The Panel accordingly finds that the Domain Name is confusingly similar to a trademark in which the Complainant has rights.
B. Rights or Legitimate Interests
As paragraph 2.1 of the WIPO Overview of WIPO Panel Views on Selected UDRP Questions, Second Edition ("WIPO Overview 2.0") states, the consensus view is that once a complainant makes out a prima facie case on this element then the respondent carries the burden of demonstrating rights or legitimate interests in the domain name. The Respondent has chosen not to answer the Complainant’s case or to respond to the allegations made in the Complaint.
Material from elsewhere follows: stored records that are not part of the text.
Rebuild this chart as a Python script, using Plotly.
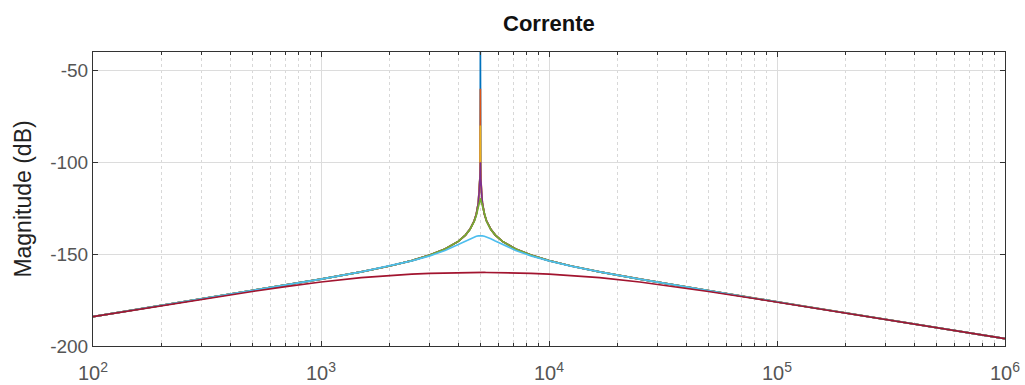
import plotly.graph_objects as go

# Frequency points (Hz)
freq = [100, 200, 300, 500, 700, 1000, 1500, 2000, 2500, 3000, 3500, 4000, 4300, 4500,
        4700, 4800, 4900, 4950, 4980, 4990, 4995, 5000, 5005, 5010, 5020, 5051, 5102,
        5208, 5319, 5556, 5814, 6250, 7143, 8333, 10000, 12500, 16667, 25000, 35714,
        50000, 83333, 125000, 250000, 500000, 1000000]

# Magnitudes (dB)
mag_blue = [-183.98, -177.95, -174.41, -169.91, -166.91, -163.62, -159.64, -156.44, -153.52,
            -150.56, -147.25, -143.06, -139.62, -136.49, -131.86, -128.24, -122.13, -116.06,
            -108.08, -102.05, -96.02, -39.98, -96.02, -102.05, -108.08, -116.06, -122.13,
            -128.24, -131.86, -136.49, -139.62, -143.06, -147.25, -150.56, -153.52, -156.44,
            -159.64, -163.62, -166.91, -169.91, -174.41, -177.95, -183.98, -190.00, -196.02]
mag_orange = [-183.98, -177.95, -174.41, -169.91, -166.91, -163.62, -159.64, -156.44, -153.52,
              -150.56, -147.25, -143.06, -139.62, -136.49, -131.86, -128.24, -122.13, -116.06,
              -108.08, -102.05, -96.03, -59.98, -96.03, -102.05, -108.08, -116.06, -122.13,
              -128.24, -131.86, -136.49, -139.62, -143.06, -147.25, -150.56, -153.52, -156.44,
              -159.64, -163.62, -166.91, -169.91, -174.41, -177.95, -183.98, -190.00, -196.02]
mag_yellow = [-183.98, -177.95, -174.41, -169.91, -166.91, -163.62, -159.64, -156.44, -153.52,
              -150.56, -147.25, -143.06, -139.62, -136.49, -131.86, -128.24, -122.13, -116.06,
              -108.09, -102.08, -96.13, -79.98, -96.13, -102.08, -108.09, -116.06, -122.13,
              -128.24, -131.86, -136.49, -139.62, -143.06, -147.25, -150.56, -153.52, -156.44,
              -159.64, -163.62, -166.91, -169.91, -174.41, -177.95, -183.98, -190.00, -196.02]
mag_purple = [-183.98, -177.95, -174.41, -169.91, -166.91, -163.62, -159.64, -156.44, -153.52,
              -150.56, -147.25, -143.06, -139.62, -136.49, -131.86, -128.25, -122.16, -116.17,
              -108.71, -104.15, -101.45, -99.98, -101.45, -104.15, -108.71, -116.17, -122.16,
              -128.25, -131.86, -136.49, -139.62, -143.06, -147.25, -150.56, -153.52, -156.44,
              -159.64, -163.62, -166.91, -169.91, -174.41, -177.95, -183.98, -190.00, -196.02]
mag_green = [-183.98, -177.95, -174.41, -169.91, -166.91, -163.62, -159.64, -156.45, -153.52,
             -150.56, -147.26, -143.09, -139.67, -136.59, -132.13, -128.85, -124.20, -121.46,
             -120.25, -120.05, -120.00, -119.98, -120.00, -120.05, -120.25, -121.46, -124.20,
             -128.85, -132.13, -136.59, -139.67, -143.09, -147.26, -150.56, -153.52, -156.45,
             -159.64, -163.62, -166.91, -169.91, -174.41, -177.95, -183.98, -190.00, -196.02]
mag_cyan = [-183.98, -177.95, -174.41, -169.92, -166.91, -163.64, -159.69, -156.54, -153.71,
            -150.93, -148.00, -144.80, -142.82, -141.59, -140.60, -140.26, -140.05, -140.00,
            -139.98, -139.98, -139.98, -139.98, -139.98, -139.98, -139.98, -140.00, -140.05,
            -140.26, -140.60, -141.59, -142.82, -144.80, -148.00, -150.93, -153.71, -156.54,
            -159.69, -163.64, -166.91, -169.92, -174.41, -177.95, -183.98, -190.00, -196.02]
mag_red = [-183.99, -178.01, -174.56, -170.33, -167.71, -165.18, -162.82, -161.57, -160.87,
           -160.45, -160.21, -160.07, -160.02, -160.00, -159.99, -159.98, -159.98, -159.98,
           -159.98, -159.98, -159.98, -159.98, -159.98, -159.98, -159.98, -159.98, -159.98,
           -159.98, -159.99, -160.00, -160.02, -160.07, -160.21, -160.45, -160.87, -161.57,
           -162.82, -165.18, -167.71, -170.33, -174.56, -178.01, -183.99, -190.00, -196.02]

series = [
    ("blue", mag_blue, "#0072BD"),
    ("orange", mag_orange, "#D95319"),
    ("yellow", mag_yellow, "#EDB120"),
    ("purple", mag_purple, "#7E2F8E"),
    ("green", mag_green, "#77AC30"),
    ("cyan", mag_cyan, "#4DBEEE"),
    ("red", mag_red, "#A2142F"),
]

x_tickvals = [1e2, 1e3, 1e4, 1e5, 1e6]
x_ticktext = ["10<sup>2</sup>", "10<sup>3</sup>", "10<sup>4</sup>", "10<sup>5</sup>", "10<sup>6</sup>"]
y_tickvals = [-200, -150, -100, -50]
y_ticktext = ["-200", "-150", "-100", "-50"]

fig = go.Figure()
for name, vals, col in series:
    fig.add_trace(go.Scatter(x=freq, y=vals, mode="lines", name=name,
                             line=dict(color=col, width=1.7), showlegend=False))

axis_col = "#555555"
fig.update_layout(
    width=1025, height=385,
    paper_bgcolor="white", plot_bgcolor="white",
    margin=dict(l=93, r=20, t=52, b=39, autoexpand=False),
    font=dict(family="Liberation Sans, Arial, sans-serif", color=axis_col, size=19),
    title=dict(text="<b>Corrente</b>", x=0.5355, xanchor="center", y=0.94, yanchor="middle",
               font=dict(size=22, color="#111111")),
)
fig.update_xaxes(
    type="log", range=[2, 6],
    tickvals=x_tickvals, ticktext=x_ticktext,
    ticks="inside", ticklen=5, tickcolor="#333333",
    showline=True, linecolor="#333333", linewidth=1, mirror="ticks",
    showgrid=True, gridcolor="#dcdcdc", gridwidth=1,
    zeroline=False, tickfont=dict(size=20, color=axis_col),
    ticklabelstandoff=9, ticklabeloverflow="allow",
    minor=dict(dtick="D1", ticks="inside", ticklen=3, tickcolor="#333333",
               showgrid=True, gridcolor="#d8d8d8", griddash="dot", gridwidth=1),
)
fig.update_yaxes(
    range=[-200, -40], tickvals=y_tickvals, ticktext=y_ticktext,
    ticks="inside", ticklen=5, tickcolor="#333333",
    showline=True, linecolor="#333333", linewidth=1, mirror="ticks",
    showgrid=True, gridcolor="#dcdcdc", gridwidth=1,
    zeroline=False, tickfont=dict(size=19, color=axis_col),
    title=dict(text="Magnitude (dB)", font=dict(size=23, color="#222222"), standoff=12),
)

fig.write_html("out.html", config={"displayModeBar": False},
               post_script="document.body.style.margin='0';document.body.style.overflow='hidden';")
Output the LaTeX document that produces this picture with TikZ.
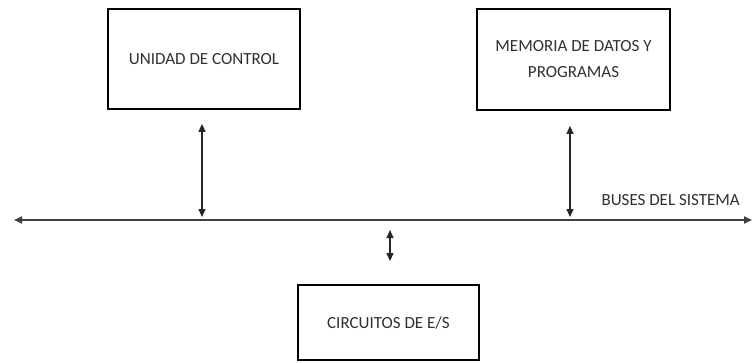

The Respondent has not therefore displaced the assertion on the part of the Complainant that the Respondent does not and cannot have any rights or legitimate interests in the Domain Name. The Respondent's email to the Center of July 29, 2011, makes no suggestion of any such rights or interests. The Domain Name was registered more than 16 years after the Complainant started using the mark WEBCRAWLER in commerce. No licence, permission, authorization or consent was granted by the Complainant to use WEBCRAWLER in the Domain Name. The Panel finds that the Respondent has no rights or legitimate interests in the Domain Name.
C. Registered and Used in Bad Faith
In the Panel's view it is highly likely that the Respondent had the Complainant's mark in mind when it registered the Domain Name. The inescapable conclusion is that the Respondent registered and has used the Domain Name to operate a website with the intention that Internet users would be confused into believing that it was operated by or with the consent of the Complainant or was authorised by or associated with the Complainant. The Respondent's exploitation of the Complainant's mark with a view to commercial gain through sponsored links is paradigm bad faith use for the purposes of the Policy.
In the circumstances the Panel finds that the Domain Name was registered and is being used in bad faith.
For the foregoing reasons, in accordance with paragraphs 4(i) of the Policy and 15 of the Rules, the Panel orders that the Domain Name <mywebcrawler.net> be transferred to the Complainant.